Unfortunately the University were loose with their naming and description of the course. A PGCE in Secondary Computer Science feels more like a PGCE in Secondary ICT with Computer Science, as many of us found ourselves placed in schools that only teach ICT. Not what we thought we were signing up for. Coupled with the drastic increase in funding if we waited until 2014 (more than double the training grant, for the same classification of degree), it definitely seems 2013 was not the right year to train. If we had waited to start until 2014, we would have had more chance of being placed in schools that teach Computer Science, and better funded!
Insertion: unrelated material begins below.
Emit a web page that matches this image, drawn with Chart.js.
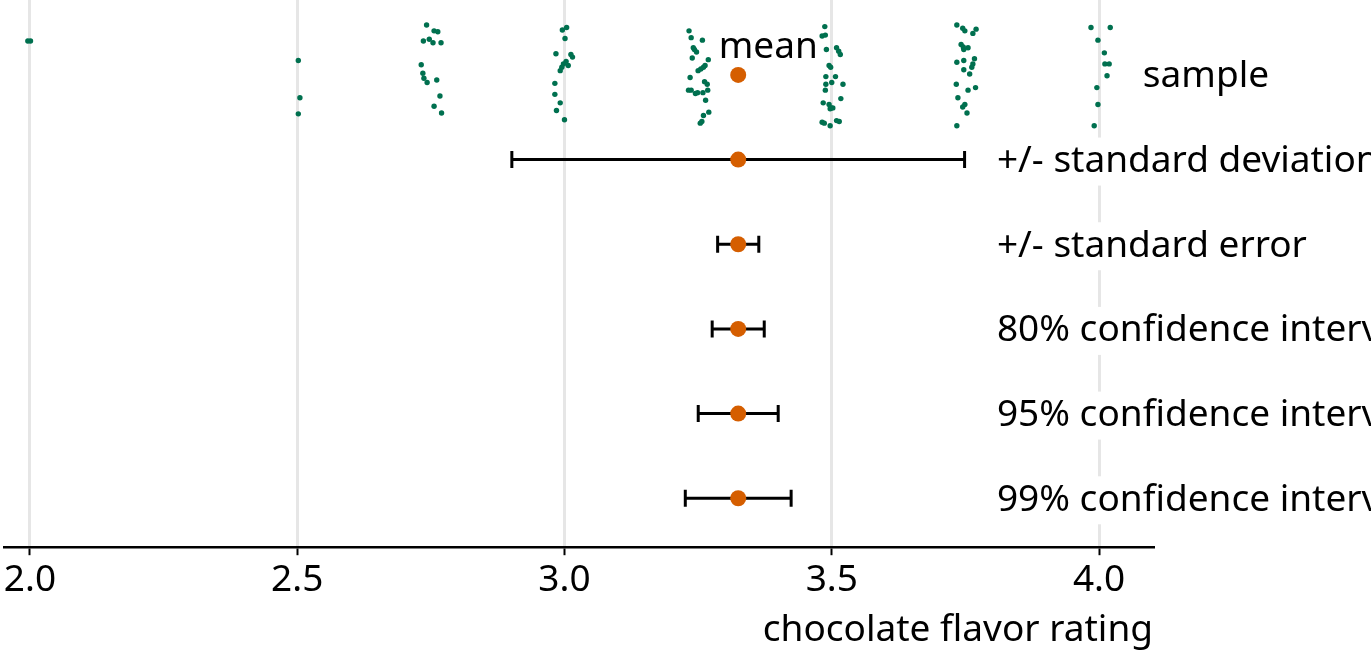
<!DOCTYPE html>
<html>
<head>
<meta charset="utf-8">
<script src="https://cdn.jsdelivr.net/npm/chart.js@4/dist/chart.umd.min.js"></script>
<style>
    html, body { margin: 0; padding: 0; background: #ffffff; }
    #contenedor { width: 1371px; height: 658px; }
</style>
</head>
<body>
<div id="contenedor"><canvas id="graficoCanvas" width="1371" height="658"></canvas></div>
<script>
// Valores
const ratingTicks = [2.0, 2.5, 3.0, 3.5, 4.0];

const sampleRatings = [
    1.996, 2.001,
    2.502, 2.505, 2.502,
    2.742, 2.756, 2.763, 2.736, 2.747, 2.754, 2.769, 2.732, 2.735, 2.737, 2.743, 2.761, 2.767, 2.756, 2.770,
    3.004, 2.996, 3.001, 2.984, 3.012, 3.015, 3.003, 2.998, 3.007, 2.995, 2.992, 2.982, 2.982, 2.992, 2.985, 3.000,
    3.233, 3.237, 3.258, 3.241, 3.243, 3.247, 3.239, 3.269, 3.263, 3.260, 3.255, 3.250, 3.235, 3.262, 3.267,
    3.232, 3.237, 3.249, 3.245, 3.259, 3.268, 3.264, 3.270, 3.260, 3.257, 3.254,
    3.487, 3.482, 3.488, 3.490, 3.509, 3.513, 3.516, 3.495, 3.498, 3.489, 3.507, 3.500, 3.489, 3.521, 3.488,
    3.517, 3.484, 3.495, 3.499, 3.497, 3.502, 3.482, 3.486, 3.497, 3.509, 3.514,
    3.734, 3.745, 3.749, 3.770, 3.764, 3.742, 3.746, 3.755, 3.747, 3.767, 3.734, 3.747, 3.764, 3.762, 3.747,
    3.758, 3.733, 3.755, 3.769, 3.736, 3.749, 3.745, 3.753, 3.734,
    3.985, 4.021, 3.998, 4.010, 4.011, 4.019, 4.015, 3.996, 3.998, 3.991
];

const sampleJitter = [
    0.40, 0.40,
    0.17, -0.27, -0.46,
    0.59, 0.52, 0.51, 0.40, 0.42, 0.38, 0.38, 0.12, 0.02, -0.04, -0.09, -0.06, -0.25, -0.37, -0.45,
    0.56, 0.53, 0.43, 0.25, 0.24, 0.21, 0.16, 0.13, 0.11, 0.09, 0.05, -0.10, -0.23, -0.33, -0.42, -0.53,
    0.52, 0.44, 0.41, 0.32, 0.30, 0.27, 0.20, 0.18, 0.11, 0.09, 0.07, 0.05, -0.03, -0.08, -0.11,
    -0.18, -0.18, -0.21, -0.22, -0.21, -0.18, -0.30, -0.44, -0.48, -0.55, -0.57,
    0.57, 0.46, 0.47, 0.30, 0.32, 0.28, 0.24, 0.11, 0.09, -0.02, -0.02, -0.09, -0.11, -0.11, -0.18,
    -0.28, -0.33, -0.35, -0.39, -0.40, -0.39, -0.56, -0.57, -0.60, -0.54, -0.55,
    0.59, 0.55, 0.52, 0.54, 0.49, 0.36, 0.33, 0.32, 0.30, 0.19, 0.15, 0.17, 0.13, 0.09, 0.06,
    0.01, -0.11, -0.18, -0.15, -0.27, -0.35, -0.38, -0.45, -0.60,
    0.56, 0.56, 0.41, 0.26, 0.13, 0.13, -0.01, -0.15, -0.35, -0.60
];

const meanRating = 3.325;

// Filas de abajo hacia arriba
const rowLabels = [
    '99% confidence interval',
    '95% confidence interval',
    '80% confidence interval',
    '+/- standard error',
    '+/- standard deviation',
    'sample'
];

// Semiamplitud de cada intervalo (mismo orden que rowLabels, sin 'sample')
const intervalHalfWidths = [0.0990, 0.0748, 0.0487, 0.0385, 0.4235];

const fuente = '"Noto Sans", "Open Sans", sans-serif';
const tamanoTexto = 37;

/**
 * Dibuja las etiquetas de cada fila y la etiqueta 'mean'.
 */
const etiquetasFilas = {
    id: 'etiquetasFilas',
    afterDatasetsDraw(chart) {
        const ctx = chart.ctx;
        const escalaX = chart.scales.x;
        const escalaY = chart.scales.y;
        const filaMuestra = rowLabels.length - 1;

        ctx.save();
        ctx.font = tamanoTexto + 'px ' + fuente;
        ctx.textBaseline = 'middle';
        ctx.textAlign = 'left';

        for (let i = 0; i < rowLabels.length; i++) {
            const y = escalaY.getPixelForValue(i) + 2;
            const x = i === filaMuestra ? escalaX.getPixelForValue(4.082) : escalaX.getPixelForValue(3.809);
            const ancho = ctx.measureText(rowLabels[i]).width;

            ctx.fillStyle = '#ffffff';
            ctx.fillRect(x - 4, y - 24, ancho + 8, 48);
            ctx.fillStyle = '#000000';
            ctx.fillText(rowLabels[i], x, y);
        }

        ctx.textAlign = 'center';
        ctx.fillText('mean', escalaX.getPixelForValue(meanRating) + 30, escalaY.getPixelForValue(filaMuestra) - 27);
        ctx.restore();
    }
};

/**
 * Construye los conjuntos de datos: muestra, medias e intervalos.
 */
function obtenerConjuntoDatos() {
    const filaMuestra = rowLabels.length - 1;
    let datos = [];

    datos.push({
        label: 'mean',
        data: rowLabels.map((etiqueta, i) => ({ x: meanRating, y: i })),
        showLine: false,
        pointRadius: 8,
        pointBackgroundColor: '#d55e00',
        pointBorderWidth: 0,
        order: 0
    });

    for (let i = 0; i < intervalHalfWidths.length; i++) {
        datos.push({
            label: rowLabels[i],
            data: [
                { x: meanRating - intervalHalfWidths[i], y: i },
                { x: meanRating + intervalHalfWidths[i], y: i }
            ],
            showLine: true,
            borderColor: '#000000',
            borderWidth: 3,
            pointStyle: 'line',
            pointRotation: 90,
            pointRadius: 8.5,
            pointBorderColor: '#000000',
            pointBorderWidth: 3,
            order: 1
        });
    }

    datos.push({
        label: 'sample',
        data: sampleRatings.map((valor, i) => ({ x: valor, y: filaMuestra + sampleJitter[i] })),
        showLine: false,
        pointRadius: 2.7,
        pointBackgroundColor: '#00704f',
        pointBorderWidth: 0,
        order: 2
    });

    return datos;
}

/**
 * Genera el grafico en el canvas.
 */
function generarVisualizacion() {
    new Chart(document.getElementById('graficoCanvas'), {
        type: 'scatter',
        data: { datasets: obtenerConjuntoDatos() },
        options: {
            responsive: false,
            animation: false,
            devicePixelRatio: 1,
            layout: {
                autoPadding: false,
                padding: { left: 4, right: 218, top: 0, bottom: 0 }
            },
            plugins: {
                legend: { display: false },
                tooltip: { enabled: false }
            },
            scales: {
                x: {
                    type: 'linear',
                    min: 1.9514,
                    max: 4.101,
                    afterBuildTicks: (escala) => {
                        escala.ticks = ratingTicks.map(v => ({ value: v }));
                    },
                    ticks: {
                        color: '#000000',
                        padding: 3,
                        font: { family: fuente, size: tamanoTexto },
                        callback: (valor) => Number(valor).toFixed(1)
                    },
                    grid: {
                        color: '#e6e6e6',
                        lineWidth: 3,
                        tickColor: '#000000',
                        tickWidth: 2,
                        tickLength: 8
                    },
                    border: { display: true, color: '#000000', width: 2.5 },
                    title: {
                        display: true,
                        text: 'chocolate flavor rating',
                        align: 'end',
                        color: '#000000',
                        font: { family: fuente, size: tamanoTexto },
                        padding: { top: 3, bottom: 5 }
                    }
                },
                y: {
                    type: 'linear',
                    display: false,
                    min: -0.5778,
                    max: 5.8844
                }
            }
        },
        plugins: [etiquetasFilas]
    });
}

generarVisualizacion();
</script>
</body>
</html>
But now I’m on the course, I either stick it out and finish, even though I no longer feel teaching is the right job for me, or leave and somehow find something else to do. But I was already not skilled or qualified enough for most of the jobs I wanted to do, so it’ll be near impossible to find anything.

I leave 2013 behind, glad to see the back of it, but not having a clue what the future holds. All the advice I get is I should stick with the course, that no matter how I feel about it, I should complete it. If I follow my gut feeling though, it’s that I should leave the course, and find something new. That I really don’t actually want to be a teacher, now I’ve had the opportunity to experience it. I’m definitely glad I’ve tried, not only did it get me out of a job that was making me miserable to the core, but it gave me the chance to find out what being a teacher is actually like. That is not something I could ever have found out from reading books or talking to people. It’s just that now I’ve found out what it is like, I am 99% certain it is not what I want to be doing with my life. Not now at least.

So I go into 2014 even less certain about what I want to do, and where I want my career to go than I did going into 2013. At least then I knew I wanted to get out of a job I was stuck in. I wrote last year that you should always follow your instincts, not advice from other people. Right now my instincts are mixed, but more on the side of leaving than staying. It is the advice of others that is pushing me to stay.

But it is also not knowing what I would do instead that stops me. I know I enjoy working with electronics, embedded systems and some programming. But I don’t really have enough skills in any of that to get a job doing it. I might get lucky and find a junior/entry level position, but I doubt it. I know I enjoy working with young people, within Scouting and things such as Young Rewired State, helping them learn to code. I have tried combining all of that by going in to teaching, which hasn’t worked. But I think it would be difficult to find a job working in just one of those areas, that I would enjoy.

I’ve got to hold out hope that something will work out. Whether I suddenly start enjoying teaching, and ‘see the light’ that it is the right thing for me to do, or I find some other opportunity – either I apply to a job and miraculously get it, or something else comes along. If I don’t, then it’s difficult to see the point in anything.